WORK TO BE COMPLETED = Each record below is to be copied word for word, with pictures removed.

THE DATA =
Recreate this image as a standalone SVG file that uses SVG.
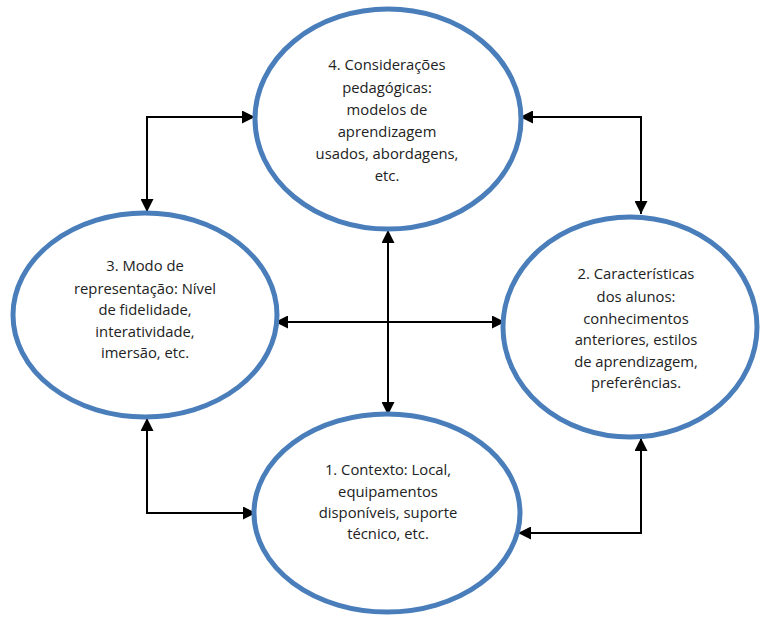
<svg xmlns="http://www.w3.org/2000/svg" width="761" height="621" viewBox="0 0 761 621">
<style>
.node ellipse{fill:#fff;stroke:#4a7ebb;stroke-width:5}
.node text{font-family:"Open Sans","Liberation Sans",sans-serif;font-size:14.8px;fill:#222;text-anchor:middle}
.conn path{fill:none;stroke:#000;stroke-width:2;marker-start:url(#ah);marker-end:url(#ah)}
</style>
<defs>
<marker id="ah" viewBox="0 0 10 10" refX="10" refY="5" markerUnits="userSpaceOnUse" markerWidth="14" markerHeight="13" orient="auto-start-reverse">
<path d="M0,0 L10,5 L0,10 Z" fill="#000"/>
</marker>
</defs>
<rect width="761" height="621" fill="#fff"/>
<g id="connectors" class="conn">
<path d="M255,117 L147,117 L147,212"/>
<path d="M520,117 L641,117 L641,214"/>
<path d="M147,418 L147,513 L256,513"/>
<path d="M641,438 L641,533 L518,533"/>
<path d="M275,322 L505,322"/>
<path d="M388,230 L388,415"/>
</g>
<g id="n4" class="node">
<ellipse cx="388" cy="119" rx="133" ry="110"/>
<text x="387" y="70">4. Considerações</text>
<text x="387" y="93">pedagógicas:</text>
<text x="387" y="115">modelos de</text>
<text x="387" y="137">aprendizagem</text>
<text x="387" y="159">usados, abordagens,</text>
<text x="387" y="181">etc.</text>
</g>
<g id="n3" class="node">
<ellipse cx="145" cy="315" rx="132" ry="102"/>
<text x="145" y="271">3. Modo de</text>
<text x="145" y="294">representação: Nível</text>
<text x="145" y="315">de fidelidade,</text>
<text x="145" y="337">interatividade,</text>
<text x="145" y="358">imersão, etc.</text>
</g>
<g id="n2" class="node">
<ellipse cx="630" cy="327" rx="127" ry="110"/>
<text x="636" y="279">2. Características</text>
<text x="636" y="302">dos alunos:</text>
<text x="636" y="324">conhecimentos</text>
<text x="636" y="345">anteriores, estilos</text>
<text x="636" y="367">de aprendizagem,</text>
<text x="636" y="388">preferências.</text>
</g>
<g id="n1" class="node">
<ellipse cx="387" cy="513" rx="133" ry="99"/>
<text x="388" y="475">1. Contexto: Local,</text>
<text x="388" y="497">equipamentos</text>
<text x="388" y="518">disponíveis, suporte</text>
<text x="388" y="539">técnico, etc.</text>
</g>
</svg>
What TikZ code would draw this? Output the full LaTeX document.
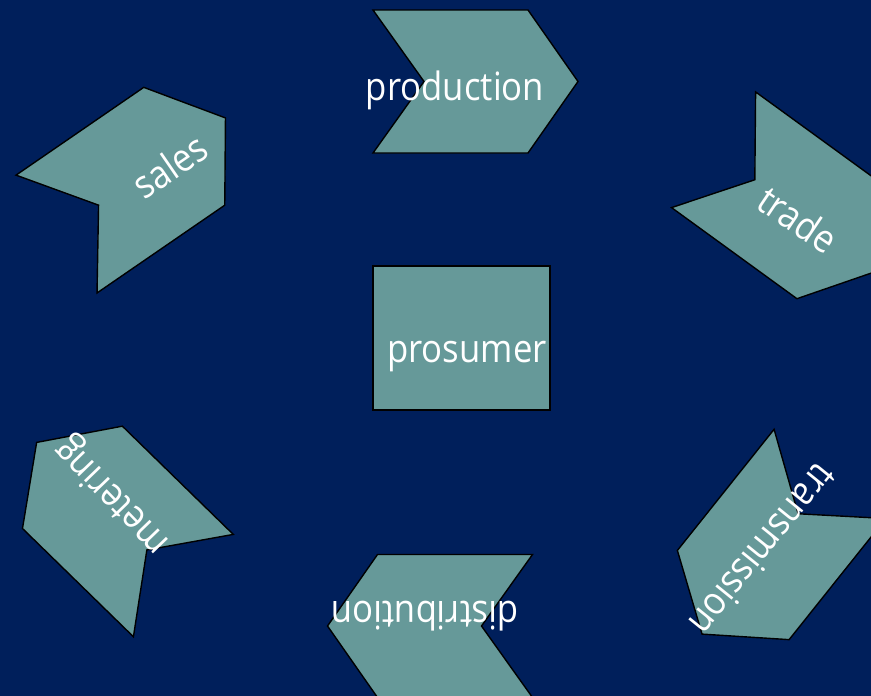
\documentclass[tikz,border=0pt]{standalone}
\usepackage{fontspec}
\setmainfont{Open Sans}[FakeStretch=0.89]
\definecolor{navybg}{RGB}{0,31,91}
\definecolor{chevfill}{RGB}{102,153,153}
\begin{document}
\begin{tikzpicture}[x=1pt,y=-1pt,
  chevstyle/.style={fill=chevfill,draw=black,line width=1.4pt,line join=miter},
  lbl/.style={text=white,font=\fontsize{39}{44}\selectfont,inner sep=0pt,
              text height=30pt,text depth=8pt,anchor=center},
  chev/.pic={\path[chevstyle] (-102.5,-71.5) -- (52.5,-71.5) -- (102.5,0)
      -- (52.5,71.5) -- (-102.5,71.5) -- (-51.5,0) -- cycle;}]
  % canvas
  \useasboundingbox (0,0) rectangle (871,696);
  \fill[navybg] (0,0) rectangle (871,696);
  \clip (0,0) rectangle (871,696);

  % ring of chevrons
  \pic[rotate=0]      at (475.5,81.5) {chev};
  \pic[rotate=-36]    at (796.5,210)  {chev};
  \pic[rotate=-128.6] at (766,554)    {chev};
  \pic[rotate=180]    at (430,626)    {chev};
  \pic[rotate=135.7]  at (110,514)    {chev};
  \pic[rotate=34.5]   at (141,176)    {chev};

  % centre box
  \node[chevstyle,minimum width=177pt,minimum height=144pt,inner sep=0pt]
    (box) at (461.5,338) {};

  % labels
  \node[lbl] (production)   at (455,89)  {production};
  \node[lbl,rotate=-34]  (trade)        at (796,222)  {trade};
  \node[lbl,rotate=-129] (transmission) at (761,548)  {transmission};
  \node[lbl,rotate=180]  (distribution) at (425,612)  {distribution};
  \node[lbl,rotate=134]  (metering)     at (112,496)  {metering};
  \node[lbl,rotate=34.5] (sales)        at (172,169)  {sales};
  \node[lbl] (prosumer) at (467,351) {prosumer};
\end{tikzpicture}
\end{document}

RESPONSE FOR THIS EXERCISE =
Recreate this image as a standalone SVG file that uses SVG.
<svg xmlns="http://www.w3.org/2000/svg" width="761" height="621" viewBox="0 0 761 621">
<style>
.node ellipse{fill:#fff;stroke:#4a7ebb;stroke-width:5}
.node text{font-family:"Open Sans","Liberation Sans",sans-serif;font-size:14.8px;fill:#222;text-anchor:middle}
.conn path{fill:none;stroke:#000;stroke-width:2;marker-start:url(#ah);marker-end:url(#ah)}
</style>
<defs>
<marker id="ah" viewBox="0 0 10 10" refX="10" refY="5" markerUnits="userSpaceOnUse" markerWidth="14" markerHeight="13" orient="auto-start-reverse">
<path d="M0,0 L10,5 L0,10 Z" fill="#000"/>
</marker>
</defs>
<rect width="761" height="621" fill="#fff"/>
<g id="connectors" class="conn">
<path d="M255,117 L147,117 L147,212"/>
<path d="M520,117 L641,117 L641,214"/>
<path d="M147,418 L147,513 L256,513"/>
<path d="M641,438 L641,533 L518,533"/>
<path d="M275,322 L505,322"/>
<path d="M388,230 L388,415"/>
</g>
<g id="n4" class="node">
<ellipse cx="388" cy="119" rx="133" ry="110"/>
<text x="387" y="70">4. Considerações</text>
<text x="387" y="93">pedagógicas:</text>
<text x="387" y="115">modelos de</text>
<text x="387" y="137">aprendizagem</text>
<text x="387" y="159">usados, abordagens,</text>
<text x="387" y="181">etc.</text>
</g>
<g id="n3" class="node">
<ellipse cx="145" cy="315" rx="132" ry="102"/>
<text x="145" y="271">3. Modo de</text>
<text x="145" y="294">representação: Nível</text>
<text x="145" y="315">de fidelidade,</text>
<text x="145" y="337">interatividade,</text>
<text x="145" y="358">imersão, etc.</text>
</g>
<g id="n2" class="node">
<ellipse cx="630" cy="327" rx="127" ry="110"/>
<text x="636" y="279">2. Características</text>
<text x="636" y="302">dos alunos:</text>
<text x="636" y="324">conhecimentos</text>
<text x="636" y="345">anteriores, estilos</text>
<text x="636" y="367">de aprendizagem,</text>
<text x="636" y="388">preferências.</text>
</g>
<g id="n1" class="node">
<ellipse cx="387" cy="513" rx="133" ry="99"/>
<text x="388" y="475">1. Contexto: Local,</text>
<text x="388" y="497">equipamentos</text>
<text x="388" y="518">disponíveis, suporte</text>
<text x="388" y="539">técnico, etc.</text>
</g>
</svg>
What TikZ code would draw this? Output the full LaTeX document.
\documentclass[tikz,border=0pt]{standalone}
\usepackage{fontspec}
\setmainfont{Open Sans}[FakeStretch=0.89]
\definecolor{navybg}{RGB}{0,31,91}
\definecolor{chevfill}{RGB}{102,153,153}
\begin{document}
\begin{tikzpicture}[x=1pt,y=-1pt,
  chevstyle/.style={fill=chevfill,draw=black,line width=1.4pt,line join=miter},
  lbl/.style={text=white,font=\fontsize{39}{44}\selectfont,inner sep=0pt,
              text height=30pt,text depth=8pt,anchor=center},
  chev/.pic={\path[chevstyle] (-102.5,-71.5) -- (52.5,-71.5) -- (102.5,0)
      -- (52.5,71.5) -- (-102.5,71.5) -- (-51.5,0) -- cycle;}]
  % canvas
  \useasboundingbox (0,0) rectangle (871,696);
  \fill[navybg] (0,0) rectangle (871,696);
  \clip (0,0) rectangle (871,696);

  % ring of chevrons
  \pic[rotate=0]      at (475.5,81.5) {chev};
  \pic[rotate=-36]    at (796.5,210)  {chev};
  \pic[rotate=-128.6] at (766,554)    {chev};
  \pic[rotate=180]    at (430,626)    {chev};
  \pic[rotate=135.7]  at (110,514)    {chev};
  \pic[rotate=34.5]   at (141,176)    {chev};

  % centre box
  \node[chevstyle,minimum width=177pt,minimum height=144pt,inner sep=0pt]
    (box) at (461.5,338) {};

  % labels
  \node[lbl] (production)   at (455,89)  {production};
  \node[lbl,rotate=-34]  (trade)        at (796,222)  {trade};
  \node[lbl,rotate=-129] (transmission) at (761,548)  {transmission};
  \node[lbl,rotate=180]  (distribution) at (425,612)  {distribution};
  \node[lbl,rotate=134]  (metering)     at (112,496)  {metering};
  \node[lbl,rotate=34.5] (sales)        at (172,169)  {sales};
  \node[lbl] (prosumer) at (467,351) {prosumer};
\end{tikzpicture}
\end{document}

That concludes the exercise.